Repeat the listing word for word. No pictures belong in the copy.

## start Provided records

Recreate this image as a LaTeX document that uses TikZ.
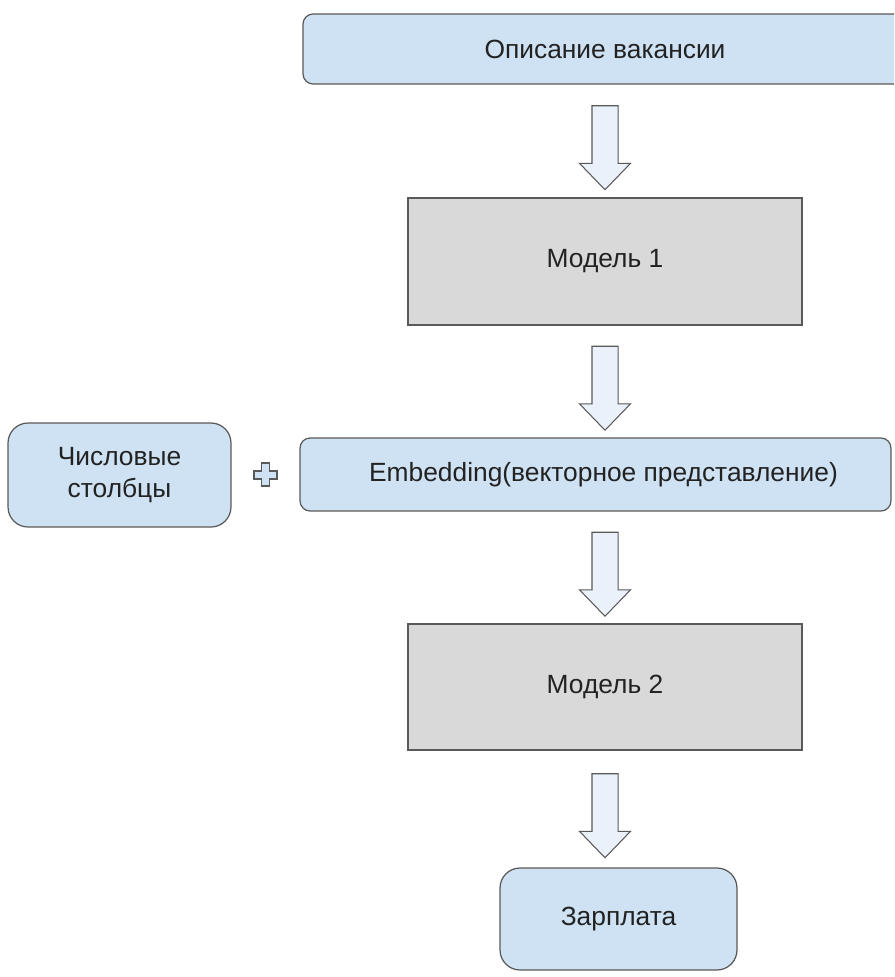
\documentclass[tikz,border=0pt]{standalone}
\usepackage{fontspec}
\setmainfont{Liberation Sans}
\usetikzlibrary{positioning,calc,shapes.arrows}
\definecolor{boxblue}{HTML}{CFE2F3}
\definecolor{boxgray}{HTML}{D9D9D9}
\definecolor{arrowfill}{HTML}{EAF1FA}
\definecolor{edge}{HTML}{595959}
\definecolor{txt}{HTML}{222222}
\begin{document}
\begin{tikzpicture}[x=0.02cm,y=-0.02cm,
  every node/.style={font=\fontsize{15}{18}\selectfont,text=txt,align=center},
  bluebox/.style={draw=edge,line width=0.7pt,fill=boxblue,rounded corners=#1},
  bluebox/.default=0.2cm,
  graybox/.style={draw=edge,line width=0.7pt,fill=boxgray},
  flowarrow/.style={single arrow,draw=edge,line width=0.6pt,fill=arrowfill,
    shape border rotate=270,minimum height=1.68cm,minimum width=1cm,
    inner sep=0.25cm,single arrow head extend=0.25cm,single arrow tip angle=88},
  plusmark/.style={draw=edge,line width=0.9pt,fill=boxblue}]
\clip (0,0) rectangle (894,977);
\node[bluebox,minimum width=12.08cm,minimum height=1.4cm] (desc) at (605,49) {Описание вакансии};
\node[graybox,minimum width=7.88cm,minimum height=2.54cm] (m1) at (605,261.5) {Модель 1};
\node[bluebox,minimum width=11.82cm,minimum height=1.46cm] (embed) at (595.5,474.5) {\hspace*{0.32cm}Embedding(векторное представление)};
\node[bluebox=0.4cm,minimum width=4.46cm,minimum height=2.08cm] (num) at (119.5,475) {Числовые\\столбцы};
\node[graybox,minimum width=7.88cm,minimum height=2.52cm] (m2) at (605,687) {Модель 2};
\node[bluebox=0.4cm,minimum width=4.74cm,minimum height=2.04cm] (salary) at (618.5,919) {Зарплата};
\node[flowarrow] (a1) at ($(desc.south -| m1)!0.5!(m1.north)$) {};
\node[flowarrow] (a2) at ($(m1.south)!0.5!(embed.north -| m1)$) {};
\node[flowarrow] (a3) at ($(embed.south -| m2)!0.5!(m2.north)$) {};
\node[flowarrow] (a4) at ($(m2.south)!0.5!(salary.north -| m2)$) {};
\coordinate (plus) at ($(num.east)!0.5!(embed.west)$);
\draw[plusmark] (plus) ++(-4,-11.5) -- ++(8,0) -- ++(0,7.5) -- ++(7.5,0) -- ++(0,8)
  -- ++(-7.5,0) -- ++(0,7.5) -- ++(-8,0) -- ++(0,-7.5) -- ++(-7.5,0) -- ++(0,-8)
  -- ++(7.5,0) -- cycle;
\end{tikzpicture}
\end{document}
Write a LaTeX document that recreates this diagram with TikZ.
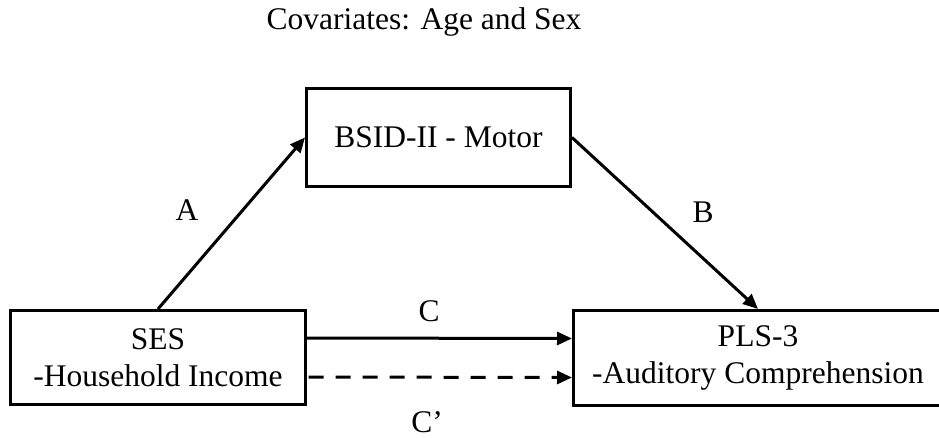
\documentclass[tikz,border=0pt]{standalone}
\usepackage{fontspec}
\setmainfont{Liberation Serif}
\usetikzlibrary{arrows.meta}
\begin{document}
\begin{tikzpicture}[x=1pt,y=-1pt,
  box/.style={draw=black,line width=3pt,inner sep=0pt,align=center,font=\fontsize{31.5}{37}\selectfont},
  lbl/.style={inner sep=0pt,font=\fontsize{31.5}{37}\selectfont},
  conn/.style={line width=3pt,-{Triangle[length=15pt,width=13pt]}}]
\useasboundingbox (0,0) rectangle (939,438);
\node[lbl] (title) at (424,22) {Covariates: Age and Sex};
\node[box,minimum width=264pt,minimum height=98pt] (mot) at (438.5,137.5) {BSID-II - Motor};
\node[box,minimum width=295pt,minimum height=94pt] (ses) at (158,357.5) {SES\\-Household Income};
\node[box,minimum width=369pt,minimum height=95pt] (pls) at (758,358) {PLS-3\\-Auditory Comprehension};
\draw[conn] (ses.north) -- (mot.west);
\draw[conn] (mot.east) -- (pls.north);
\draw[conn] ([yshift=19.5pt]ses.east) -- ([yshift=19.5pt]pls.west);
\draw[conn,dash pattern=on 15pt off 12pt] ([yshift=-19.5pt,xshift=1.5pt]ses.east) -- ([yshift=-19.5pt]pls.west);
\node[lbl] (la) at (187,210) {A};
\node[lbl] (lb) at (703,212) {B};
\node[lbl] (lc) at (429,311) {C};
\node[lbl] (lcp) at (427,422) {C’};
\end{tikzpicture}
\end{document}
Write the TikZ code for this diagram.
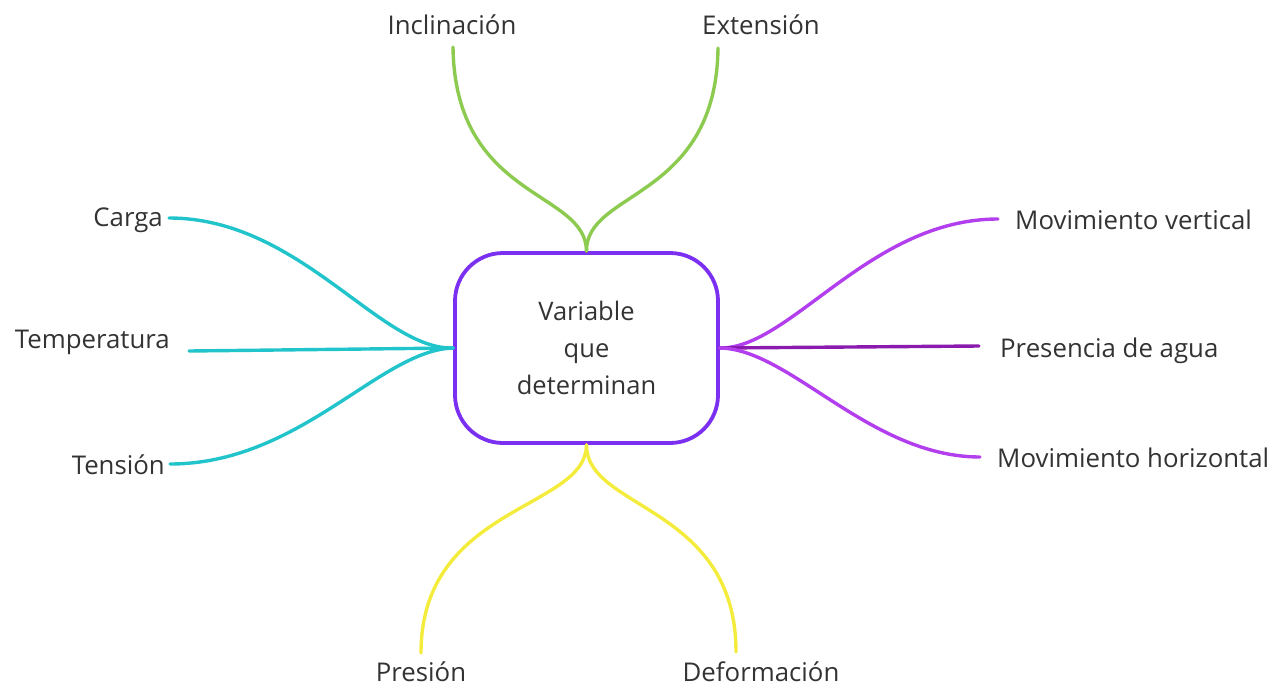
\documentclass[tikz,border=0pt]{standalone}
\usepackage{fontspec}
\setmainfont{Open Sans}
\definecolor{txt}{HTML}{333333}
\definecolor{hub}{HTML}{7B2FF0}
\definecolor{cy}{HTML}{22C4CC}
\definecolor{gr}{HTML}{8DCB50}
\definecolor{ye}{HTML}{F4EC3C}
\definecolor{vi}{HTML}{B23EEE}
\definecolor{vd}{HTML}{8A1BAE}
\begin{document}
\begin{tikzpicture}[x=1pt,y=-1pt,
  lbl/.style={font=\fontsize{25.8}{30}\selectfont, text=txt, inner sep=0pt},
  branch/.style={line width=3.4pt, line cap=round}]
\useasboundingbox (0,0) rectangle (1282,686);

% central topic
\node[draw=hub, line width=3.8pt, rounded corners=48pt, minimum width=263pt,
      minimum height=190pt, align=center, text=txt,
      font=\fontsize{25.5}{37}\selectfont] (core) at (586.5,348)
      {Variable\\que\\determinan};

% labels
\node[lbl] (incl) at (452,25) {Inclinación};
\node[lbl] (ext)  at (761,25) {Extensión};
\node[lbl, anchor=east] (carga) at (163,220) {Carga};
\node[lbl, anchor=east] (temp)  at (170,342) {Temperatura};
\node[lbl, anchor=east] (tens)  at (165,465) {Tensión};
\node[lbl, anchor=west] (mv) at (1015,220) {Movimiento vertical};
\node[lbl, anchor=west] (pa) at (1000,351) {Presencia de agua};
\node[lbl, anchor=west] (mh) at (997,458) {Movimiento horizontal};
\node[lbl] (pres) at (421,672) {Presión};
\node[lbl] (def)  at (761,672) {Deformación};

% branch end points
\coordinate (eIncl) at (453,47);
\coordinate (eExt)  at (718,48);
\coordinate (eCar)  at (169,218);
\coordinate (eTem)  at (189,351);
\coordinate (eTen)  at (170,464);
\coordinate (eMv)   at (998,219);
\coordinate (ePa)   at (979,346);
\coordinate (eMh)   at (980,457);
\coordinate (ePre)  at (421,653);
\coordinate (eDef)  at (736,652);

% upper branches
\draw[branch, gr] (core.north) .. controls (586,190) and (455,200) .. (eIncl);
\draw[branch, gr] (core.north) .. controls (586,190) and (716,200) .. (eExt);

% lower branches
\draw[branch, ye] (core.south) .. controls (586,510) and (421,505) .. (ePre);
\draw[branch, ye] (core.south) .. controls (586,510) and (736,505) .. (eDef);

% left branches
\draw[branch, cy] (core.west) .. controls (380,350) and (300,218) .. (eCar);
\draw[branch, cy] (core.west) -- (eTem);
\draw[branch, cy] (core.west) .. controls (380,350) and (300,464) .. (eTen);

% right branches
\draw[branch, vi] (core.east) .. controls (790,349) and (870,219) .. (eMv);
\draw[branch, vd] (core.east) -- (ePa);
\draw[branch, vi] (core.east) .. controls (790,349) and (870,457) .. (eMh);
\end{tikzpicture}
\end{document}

## end Provided records

_Solution_:
Recreate this image as a LaTeX document that uses TikZ.
\documentclass[tikz,border=0pt]{standalone}
\usepackage{fontspec}
\setmainfont{Liberation Sans}
\usetikzlibrary{positioning,calc,shapes.arrows}
\definecolor{boxblue}{HTML}{CFE2F3}
\definecolor{boxgray}{HTML}{D9D9D9}
\definecolor{arrowfill}{HTML}{EAF1FA}
\definecolor{edge}{HTML}{595959}
\definecolor{txt}{HTML}{222222}
\begin{document}
\begin{tikzpicture}[x=0.02cm,y=-0.02cm,
  every node/.style={font=\fontsize{15}{18}\selectfont,text=txt,align=center},
  bluebox/.style={draw=edge,line width=0.7pt,fill=boxblue,rounded corners=#1},
  bluebox/.default=0.2cm,
  graybox/.style={draw=edge,line width=0.7pt,fill=boxgray},
  flowarrow/.style={single arrow,draw=edge,line width=0.6pt,fill=arrowfill,
    shape border rotate=270,minimum height=1.68cm,minimum width=1cm,
    inner sep=0.25cm,single arrow head extend=0.25cm,single arrow tip angle=88},
  plusmark/.style={draw=edge,line width=0.9pt,fill=boxblue}]
\clip (0,0) rectangle (894,977);
\node[bluebox,minimum width=12.08cm,minimum height=1.4cm] (desc) at (605,49) {Описание вакансии};
\node[graybox,minimum width=7.88cm,minimum height=2.54cm] (m1) at (605,261.5) {Модель 1};
\node[bluebox,minimum width=11.82cm,minimum height=1.46cm] (embed) at (595.5,474.5) {\hspace*{0.32cm}Embedding(векторное представление)};
\node[bluebox=0.4cm,minimum width=4.46cm,minimum height=2.08cm] (num) at (119.5,475) {Числовые\\столбцы};
\node[graybox,minimum width=7.88cm,minimum height=2.52cm] (m2) at (605,687) {Модель 2};
\node[bluebox=0.4cm,minimum width=4.74cm,minimum height=2.04cm] (salary) at (618.5,919) {Зарплата};
\node[flowarrow] (a1) at ($(desc.south -| m1)!0.5!(m1.north)$) {};
\node[flowarrow] (a2) at ($(m1.south)!0.5!(embed.north -| m1)$) {};
\node[flowarrow] (a3) at ($(embed.south -| m2)!0.5!(m2.north)$) {};
\node[flowarrow] (a4) at ($(m2.south)!0.5!(salary.north -| m2)$) {};
\coordinate (plus) at ($(num.east)!0.5!(embed.west)$);
\draw[plusmark] (plus) ++(-4,-11.5) -- ++(8,0) -- ++(0,7.5) -- ++(7.5,0) -- ++(0,8)
  -- ++(-7.5,0) -- ++(0,7.5) -- ++(-8,0) -- ++(0,-7.5) -- ++(-7.5,0) -- ++(0,-8)
  -- ++(7.5,0) -- cycle;
\end{tikzpicture}
\end{document}
Write a LaTeX document that recreates this diagram with TikZ.
\documentclass[tikz,border=0pt]{standalone}
\usepackage{fontspec}
\setmainfont{Liberation Serif}
\usetikzlibrary{arrows.meta}
\begin{document}
\begin{tikzpicture}[x=1pt,y=-1pt,
  box/.style={draw=black,line width=3pt,inner sep=0pt,align=center,font=\fontsize{31.5}{37}\selectfont},
  lbl/.style={inner sep=0pt,font=\fontsize{31.5}{37}\selectfont},
  conn/.style={line width=3pt,-{Triangle[length=15pt,width=13pt]}}]
\useasboundingbox (0,0) rectangle (939,438);
\node[lbl] (title) at (424,22) {Covariates: Age and Sex};
\node[box,minimum width=264pt,minimum height=98pt] (mot) at (438.5,137.5) {BSID-II - Motor};
\node[box,minimum width=295pt,minimum height=94pt] (ses) at (158,357.5) {SES\\-Household Income};
\node[box,minimum width=369pt,minimum height=95pt] (pls) at (758,358) {PLS-3\\-Auditory Comprehension};
\draw[conn] (ses.north) -- (mot.west);
\draw[conn] (mot.east) -- (pls.north);
\draw[conn] ([yshift=19.5pt]ses.east) -- ([yshift=19.5pt]pls.west);
\draw[conn,dash pattern=on 15pt off 12pt] ([yshift=-19.5pt,xshift=1.5pt]ses.east) -- ([yshift=-19.5pt]pls.west);
\node[lbl] (la) at (187,210) {A};
\node[lbl] (lb) at (703,212) {B};
\node[lbl] (lc) at (429,311) {C};
\node[lbl] (lcp) at (427,422) {C’};
\end{tikzpicture}
\end{document}
Write the TikZ code for this diagram.
\documentclass[tikz,border=0pt]{standalone}
\usepackage{fontspec}
\setmainfont{Open Sans}
\definecolor{txt}{HTML}{333333}
\definecolor{hub}{HTML}{7B2FF0}
\definecolor{cy}{HTML}{22C4CC}
\definecolor{gr}{HTML}{8DCB50}
\definecolor{ye}{HTML}{F4EC3C}
\definecolor{vi}{HTML}{B23EEE}
\definecolor{vd}{HTML}{8A1BAE}
\begin{document}
\begin{tikzpicture}[x=1pt,y=-1pt,
  lbl/.style={font=\fontsize{25.8}{30}\selectfont, text=txt, inner sep=0pt},
  branch/.style={line width=3.4pt, line cap=round}]
\useasboundingbox (0,0) rectangle (1282,686);

% central topic
\node[draw=hub, line width=3.8pt, rounded corners=48pt, minimum width=263pt,
      minimum height=190pt, align=center, text=txt,
      font=\fontsize{25.5}{37}\selectfont] (core) at (586.5,348)
      {Variable\\que\\determinan};

% labels
\node[lbl] (incl) at (452,25) {Inclinación};
\node[lbl] (ext)  at (761,25) {Extensión};
\node[lbl, anchor=east] (carga) at (163,220) {Carga};
\node[lbl, anchor=east] (temp)  at (170,342) {Temperatura};
\node[lbl, anchor=east] (tens)  at (165,465) {Tensión};
\node[lbl, anchor=west] (mv) at (1015,220) {Movimiento vertical};
\node[lbl, anchor=west] (pa) at (1000,351) {Presencia de agua};
\node[lbl, anchor=west] (mh) at (997,458) {Movimiento horizontal};
\node[lbl] (pres) at (421,672) {Presión};
\node[lbl] (def)  at (761,672) {Deformación};

% branch end points
\coordinate (eIncl) at (453,47);
\coordinate (eExt)  at (718,48);
\coordinate (eCar)  at (169,218);
\coordinate (eTem)  at (189,351);
\coordinate (eTen)  at (170,464);
\coordinate (eMv)   at (998,219);
\coordinate (ePa)   at (979,346);
\coordinate (eMh)   at (980,457);
\coordinate (ePre)  at (421,653);
\coordinate (eDef)  at (736,652);

% upper branches
\draw[branch, gr] (core.north) .. controls (586,190) and (455,200) .. (eIncl);
\draw[branch, gr] (core.north) .. controls (586,190) and (716,200) .. (eExt);

% lower branches
\draw[branch, ye] (core.south) .. controls (586,510) and (421,505) .. (ePre);
\draw[branch, ye] (core.south) .. controls (586,510) and (736,505) .. (eDef);

% left branches
\draw[branch, cy] (core.west) .. controls (380,350) and (300,218) .. (eCar);
\draw[branch, cy] (core.west) -- (eTem);
\draw[branch, cy] (core.west) .. controls (380,350) and (300,464) .. (eTen);

% right branches
\draw[branch, vi] (core.east) .. controls (790,349) and (870,219) .. (eMv);
\draw[branch, vd] (core.east) -- (ePa);
\draw[branch, vi] (core.east) .. controls (790,349) and (870,457) .. (eMh);
\end{tikzpicture}
\end{document}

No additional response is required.